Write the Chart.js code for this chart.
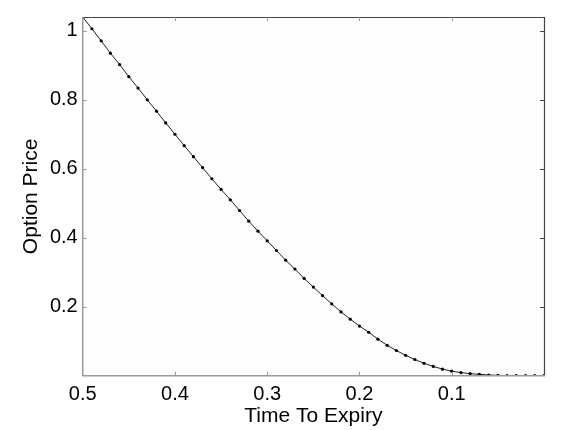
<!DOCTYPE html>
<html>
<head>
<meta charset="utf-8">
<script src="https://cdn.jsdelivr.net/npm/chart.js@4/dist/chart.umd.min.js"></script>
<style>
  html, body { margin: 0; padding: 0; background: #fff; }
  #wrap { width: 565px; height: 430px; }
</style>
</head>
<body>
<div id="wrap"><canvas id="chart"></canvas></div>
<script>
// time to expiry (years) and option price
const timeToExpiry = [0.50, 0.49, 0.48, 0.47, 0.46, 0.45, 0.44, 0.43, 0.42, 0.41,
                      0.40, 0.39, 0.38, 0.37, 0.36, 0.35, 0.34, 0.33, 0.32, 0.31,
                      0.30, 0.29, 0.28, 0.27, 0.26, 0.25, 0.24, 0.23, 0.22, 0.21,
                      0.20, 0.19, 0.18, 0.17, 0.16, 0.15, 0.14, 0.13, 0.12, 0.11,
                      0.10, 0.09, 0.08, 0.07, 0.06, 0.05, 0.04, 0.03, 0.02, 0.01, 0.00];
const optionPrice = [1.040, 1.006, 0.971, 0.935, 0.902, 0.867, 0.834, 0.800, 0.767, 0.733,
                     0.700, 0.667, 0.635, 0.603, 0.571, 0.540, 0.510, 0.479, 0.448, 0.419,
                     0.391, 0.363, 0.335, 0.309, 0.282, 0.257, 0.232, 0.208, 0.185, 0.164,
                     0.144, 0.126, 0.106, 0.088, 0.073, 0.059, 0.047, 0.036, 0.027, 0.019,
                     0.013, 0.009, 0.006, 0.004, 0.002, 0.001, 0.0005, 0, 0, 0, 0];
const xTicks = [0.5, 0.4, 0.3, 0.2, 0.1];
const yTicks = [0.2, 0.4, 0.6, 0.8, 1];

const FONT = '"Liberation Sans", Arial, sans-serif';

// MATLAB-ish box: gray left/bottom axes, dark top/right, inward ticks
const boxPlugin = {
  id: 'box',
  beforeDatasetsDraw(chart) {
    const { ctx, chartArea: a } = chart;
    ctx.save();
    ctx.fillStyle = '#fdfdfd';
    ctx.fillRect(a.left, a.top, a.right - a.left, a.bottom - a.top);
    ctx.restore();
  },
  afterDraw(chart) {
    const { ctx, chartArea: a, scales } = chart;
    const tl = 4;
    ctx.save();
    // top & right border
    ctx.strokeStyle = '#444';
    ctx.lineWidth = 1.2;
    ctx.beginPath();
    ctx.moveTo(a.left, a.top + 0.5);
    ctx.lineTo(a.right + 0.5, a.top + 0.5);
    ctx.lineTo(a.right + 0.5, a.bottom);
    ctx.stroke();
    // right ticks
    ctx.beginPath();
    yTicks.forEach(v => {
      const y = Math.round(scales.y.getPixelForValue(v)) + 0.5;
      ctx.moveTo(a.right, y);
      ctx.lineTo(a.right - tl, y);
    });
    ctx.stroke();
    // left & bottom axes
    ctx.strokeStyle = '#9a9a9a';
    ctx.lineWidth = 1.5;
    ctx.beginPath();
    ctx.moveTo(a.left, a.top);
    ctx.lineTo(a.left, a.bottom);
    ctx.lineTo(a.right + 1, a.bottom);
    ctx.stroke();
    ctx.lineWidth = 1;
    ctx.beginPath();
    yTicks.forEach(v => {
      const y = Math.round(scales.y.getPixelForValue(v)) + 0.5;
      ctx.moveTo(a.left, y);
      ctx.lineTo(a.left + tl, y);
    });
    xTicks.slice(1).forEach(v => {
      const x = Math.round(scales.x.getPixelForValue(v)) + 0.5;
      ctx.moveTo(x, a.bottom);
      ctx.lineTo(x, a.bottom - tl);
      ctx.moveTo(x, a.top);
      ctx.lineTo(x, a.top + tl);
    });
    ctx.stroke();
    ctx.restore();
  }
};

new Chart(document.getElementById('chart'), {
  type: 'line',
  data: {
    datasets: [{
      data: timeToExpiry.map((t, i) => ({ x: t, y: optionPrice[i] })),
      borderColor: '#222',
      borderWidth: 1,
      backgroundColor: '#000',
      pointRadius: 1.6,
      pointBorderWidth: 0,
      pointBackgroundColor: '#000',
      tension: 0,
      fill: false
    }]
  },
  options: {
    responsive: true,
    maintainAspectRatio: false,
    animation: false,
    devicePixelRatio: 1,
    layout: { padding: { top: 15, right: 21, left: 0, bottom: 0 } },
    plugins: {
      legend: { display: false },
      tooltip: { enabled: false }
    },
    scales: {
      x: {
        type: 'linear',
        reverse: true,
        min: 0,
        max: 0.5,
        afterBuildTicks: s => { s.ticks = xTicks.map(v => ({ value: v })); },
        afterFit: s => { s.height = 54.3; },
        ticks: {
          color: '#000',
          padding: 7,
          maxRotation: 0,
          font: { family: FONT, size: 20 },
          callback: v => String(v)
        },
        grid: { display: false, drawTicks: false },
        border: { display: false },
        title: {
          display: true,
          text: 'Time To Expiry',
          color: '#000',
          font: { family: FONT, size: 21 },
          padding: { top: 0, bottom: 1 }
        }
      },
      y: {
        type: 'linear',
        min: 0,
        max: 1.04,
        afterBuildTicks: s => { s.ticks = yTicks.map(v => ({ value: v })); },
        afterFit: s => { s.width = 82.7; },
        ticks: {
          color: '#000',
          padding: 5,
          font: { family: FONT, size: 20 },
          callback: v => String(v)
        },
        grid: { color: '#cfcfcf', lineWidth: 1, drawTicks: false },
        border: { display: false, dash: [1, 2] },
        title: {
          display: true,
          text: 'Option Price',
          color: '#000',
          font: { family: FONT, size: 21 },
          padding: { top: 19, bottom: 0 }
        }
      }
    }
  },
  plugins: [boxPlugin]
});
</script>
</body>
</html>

==================================================

**Work instructions**
Leave out the pictures and reproduce the rest of the listing exactly.

**Right answer**
Write the Chart.js code for this chart.
<!DOCTYPE html>
<html>
<head>
<meta charset="utf-8">
<script src="https://cdn.jsdelivr.net/npm/chart.js@4/dist/chart.umd.min.js"></script>
<style>
  html, body { margin: 0; padding: 0; background: #fff; }
  #wrap { width: 565px; height: 430px; }
</style>
</head>
<body>
<div id="wrap"><canvas id="chart"></canvas></div>
<script>
// time to expiry (years) and option price
const timeToExpiry = [0.50, 0.49, 0.48, 0.47, 0.46, 0.45, 0.44, 0.43, 0.42, 0.41,
                      0.40, 0.39, 0.38, 0.37, 0.36, 0.35, 0.34, 0.33, 0.32, 0.31,
                      0.30, 0.29, 0.28, 0.27, 0.26, 0.25, 0.24, 0.23, 0.22, 0.21,
                      0.20, 0.19, 0.18, 0.17, 0.16, 0.15, 0.14, 0.13, 0.12, 0.11,
                      0.10, 0.09, 0.08, 0.07, 0.06, 0.05, 0.04, 0.03, 0.02, 0.01, 0.00];
const optionPrice = [1.040, 1.006, 0.971, 0.935, 0.902, 0.867, 0.834, 0.800, 0.767, 0.733,
                     0.700, 0.667, 0.635, 0.603, 0.571, 0.540, 0.510, 0.479, 0.448, 0.419,
                     0.391, 0.363, 0.335, 0.309, 0.282, 0.257, 0.232, 0.208, 0.185, 0.164,
                     0.144, 0.126, 0.106, 0.088, 0.073, 0.059, 0.047, 0.036, 0.027, 0.019,
                     0.013, 0.009, 0.006, 0.004, 0.002, 0.001, 0.0005, 0, 0, 0, 0];
const xTicks = [0.5, 0.4, 0.3, 0.2, 0.1];
const yTicks = [0.2, 0.4, 0.6, 0.8, 1];

const FONT = '"Liberation Sans", Arial, sans-serif';

// MATLAB-ish box: gray left/bottom axes, dark top/right, inward ticks
const boxPlugin = {
  id: 'box',
  beforeDatasetsDraw(chart) {
    const { ctx, chartArea: a } = chart;
    ctx.save();
    ctx.fillStyle = '#fdfdfd';
    ctx.fillRect(a.left, a.top, a.right - a.left, a.bottom - a.top);
    ctx.restore();
  },
  afterDraw(chart) {
    const { ctx, chartArea: a, scales } = chart;
    const tl = 4;
    ctx.save();
    // top & right border
    ctx.strokeStyle = '#444';
    ctx.lineWidth = 1.2;
    ctx.beginPath();
    ctx.moveTo(a.left, a.top + 0.5);
    ctx.lineTo(a.right + 0.5, a.top + 0.5);
    ctx.lineTo(a.right + 0.5, a.bottom);
    ctx.stroke();
    // right ticks
    ctx.beginPath();
    yTicks.forEach(v => {
      const y = Math.round(scales.y.getPixelForValue(v)) + 0.5;
      ctx.moveTo(a.right, y);
      ctx.lineTo(a.right - tl, y);
    });
    ctx.stroke();
    // left & bottom axes
    ctx.strokeStyle = '#9a9a9a';
    ctx.lineWidth = 1.5;
    ctx.beginPath();
    ctx.moveTo(a.left, a.top);
    ctx.lineTo(a.left, a.bottom);
    ctx.lineTo(a.right + 1, a.bottom);
    ctx.stroke();
    ctx.lineWidth = 1;
    ctx.beginPath();
    yTicks.forEach(v => {
      const y = Math.round(scales.y.getPixelForValue(v)) + 0.5;
      ctx.moveTo(a.left, y);
      ctx.lineTo(a.left + tl, y);
    });
    xTicks.slice(1).forEach(v => {
      const x = Math.round(scales.x.getPixelForValue(v)) + 0.5;
      ctx.moveTo(x, a.bottom);
      ctx.lineTo(x, a.bottom - tl);
      ctx.moveTo(x, a.top);
      ctx.lineTo(x, a.top + tl);
    });
    ctx.stroke();
    ctx.restore();
  }
};

new Chart(document.getElementById('chart'), {
  type: 'line',
  data: {
    datasets: [{
      data: timeToExpiry.map((t, i) => ({ x: t, y: optionPrice[i] })),
      borderColor: '#222',
      borderWidth: 1,
      backgroundColor: '#000',
      pointRadius: 1.6,
      pointBorderWidth: 0,
      pointBackgroundColor: '#000',
      tension: 0,
      fill: false
    }]
  },
  options: {
    responsive: true,
    maintainAspectRatio: false,
    animation: false,
    devicePixelRatio: 1,
    layout: { padding: { top: 15, right: 21, left: 0, bottom: 0 } },
    plugins: {
      legend: { display: false },
      tooltip: { enabled: false }
    },
    scales: {
      x: {
        type: 'linear',
        reverse: true,
        min: 0,
        max: 0.5,
        afterBuildTicks: s => { s.ticks = xTicks.map(v => ({ value: v })); },
        afterFit: s => { s.height = 54.3; },
        ticks: {
          color: '#000',
          padding: 7,
          maxRotation: 0,
          font: { family: FONT, size: 20 },
          callback: v => String(v)
        },
        grid: { display: false, drawTicks: false },
        border: { display: false },
        title: {
          display: true,
          text: 'Time To Expiry',
          color: '#000',
          font: { family: FONT, size: 21 },
          padding: { top: 0, bottom: 1 }
        }
      },
      y: {
        type: 'linear',
        min: 0,
        max: 1.04,
        afterBuildTicks: s => { s.ticks = yTicks.map(v => ({ value: v })); },
        afterFit: s => { s.width = 82.7; },
        ticks: {
          color: '#000',
          padding: 5,
          font: { family: FONT, size: 20 },
          callback: v => String(v)
        },
        grid: { color: '#cfcfcf', lineWidth: 1, drawTicks: false },
        border: { display: false, dash: [1, 2] },
        title: {
          display: true,
          text: 'Option Price',
          color: '#000',
          font: { family: FONT, size: 21 },
          padding: { top: 19, bottom: 0 }
        }
      }
    }
  },
  plugins: [boxPlugin]
});
</script>
</body>
</html>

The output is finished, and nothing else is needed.